2. Discuss how you could apply this information as you construct your web essay.

3. Evaluate the effectiveness of the teaching material you have reviewed.

The format for the presentation can be interactive, collaborative -- how ever you think will be most engaging for your classmates.

Wednesday, October 12, 2005

eBay: taking a hard look at the ordinary

So you read one more article that went into great analytic detail with respect to something that seems ordinary. Just as we belabored defining cyberspace and then spent two classes examining the "meaning" of links and genres -- concepts which you understand and can use intuitively -- now we spent a class examining the "literacies" associated with eBay. At this point is might feel safe to say that this class is about making "mountains out of molehills." Yeah. I guess it is.


Applying critical, reflective analysis to "ordinary" practices allows us to understand our culture and our selves in more depth. It allows us to identify and generalize why particular interactions play out as they do. Saying that online writing is like both speech and print is both obvious and profound. It is obvious if we leave it with the surface generalization, and it is profound if we identify the features of writing and the features of speech which online writing has appropriated, and then try to theorize and understand what these features allow us to say and the kinds of social interactions they structure. So, yep, that's what we're doing. We are spending a great deal of time taking an exhausting, if not exhaustive, look at what is happening to literacy and writing in the digital age.

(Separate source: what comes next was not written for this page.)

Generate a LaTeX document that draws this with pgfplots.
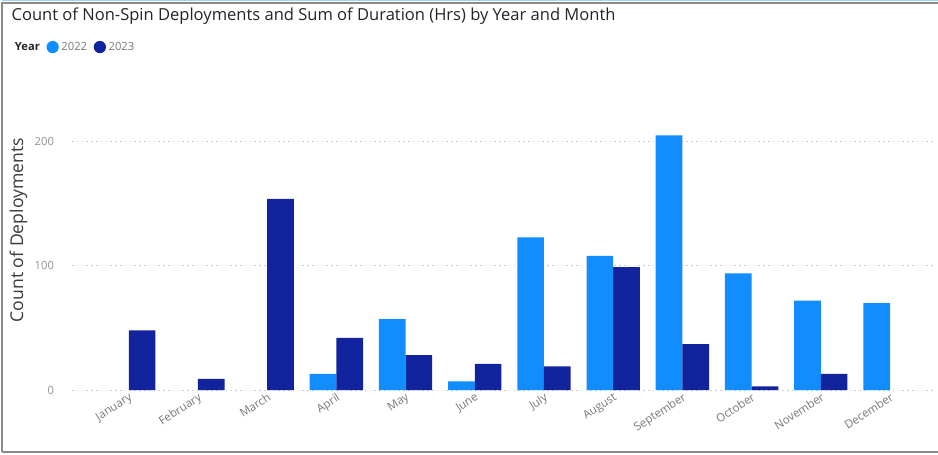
\documentclass[border=0pt]{standalone}
\usepackage{pgfplots}
\pgfplotsset{compat=1.18}
\usepackage{fontspec}
\setmainfont{Open Sans}
\definecolor{c22}{HTML}{118DFF}
\definecolor{c23}{HTML}{12239E}
\definecolor{titlec}{HTML}{252423}
\definecolor{tickc}{HTML}{777777}
\definecolor{gridc}{HTML}{CCCCCC}
\definecolor{framec}{HTML}{8A8A8A}
\pgfplotstableread{
x y22 y23
0 nan 48
1 nan 9
2 nan 154
3 13 42
4 57 28
5 7 21
6 123 19
7 108 99
8 205 37
9 94 3
10 72 13
11 70 nan
}\data
\begin{document}
\begin{tikzpicture}
\path[use as bounding box] (0pt,0pt) rectangle (703.5pt,-340.5pt);
\draw[framec, line width=1.2pt] (1.5pt,-339pt) -- (1.5pt,-2.25pt) -- (703.5pt,-2.25pt);
\draw[framec, line width=1.2pt] (1.5pt,-339pt) -- (703.5pt,-339pt);
\draw[c22!40, line width=0.8pt] (1.5pt,-0.4pt) -- (703.5pt,-0.4pt);
\node[anchor=west, text=titlec, font=\fontsize{12.4}{14}\selectfont, inner sep=0] at (8.5pt,-12pt) {Count of Non-Spin Deployments and Sum of Duration (Hrs) by Year and Month};
\begin{axis}[
  at={(54pt,-292.5pt)}, anchor=south west,
  width=647.25pt, height=195.6pt, scale only axis,
  xmin=-0.82, xmax=11.65, ymin=0, ymax=210,
  axis line style={draw=none},
  ybar=0pt, bar width=20pt,
  /pgf/number format/assume math mode=true,
  xtick={0,...,11},
  xticklabels={January,February,March,April,May,June,July,August,September,October,November,December},
  x tick label style={rotate=33, anchor=north east, text=tickc, font=\fontsize{8.6}{10}\selectfont, inner sep=1pt, yshift=0pt},
  ytick={0,100,200},
  y tick label style={text=tickc!80, font=\fontsize{8.4}{10}\selectfont},
  yticklabel style={xshift=-10pt},
  major tick length=0pt,
  ymajorgrids, grid style={gridc, dash pattern=on 1.2pt off 2.4pt, line width=0.6pt},
  ylabel={Count of Deployments},
  ylabel style={at={(rel axis cs:0,0.613)}, anchor=south, yshift=30pt, text=titlec!90, font=\fontsize{13.2}{15}\selectfont},
  legend style={at={(rel axis cs:-0.0695,1.315)}, anchor=west, draw=none, fill=none, inner sep=0pt,
    font=\fontsize{8.4}{10}\selectfont, text=tickc,
    /tikz/every even column/.append style={column sep=3pt}},
  legend columns=-1,
  legend image code/.code={\fill[#1] (0.22cm,0cm) circle (4.6pt);},
]
\addlegendimage{empty legend}
\addlegendentry{\textcolor{titlec}{\bfseries Year}}
\addplot[fill=c22, draw=none] table[x=x, y=y22] {\data};
\addlegendentry{2022}
\addplot[fill=c23, draw=none] table[x=x, y=y23] {\data};
\addlegendentry{2023}
\end{axis}
\end{tikzpicture}
\end{document}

For any of you who were interested in my brief overview on the future of internet governance, a copy of the report can be found at http://www.wgig.org. Reading the background report will help you understand the recent political history which caused the group to be formed. The speaker at the conference was Peng Hwa Ang, Dean of School of Communication at Nanyang Technological University in Singapore.

Monday, October 10, 2005

Chicago



So here we are. If you want to read the abstract for our talk, it is available atAOIR Conference papers.

There is a print version of my paper at this site. Jackie and Josh have their own sites and should have their papers posted shortly.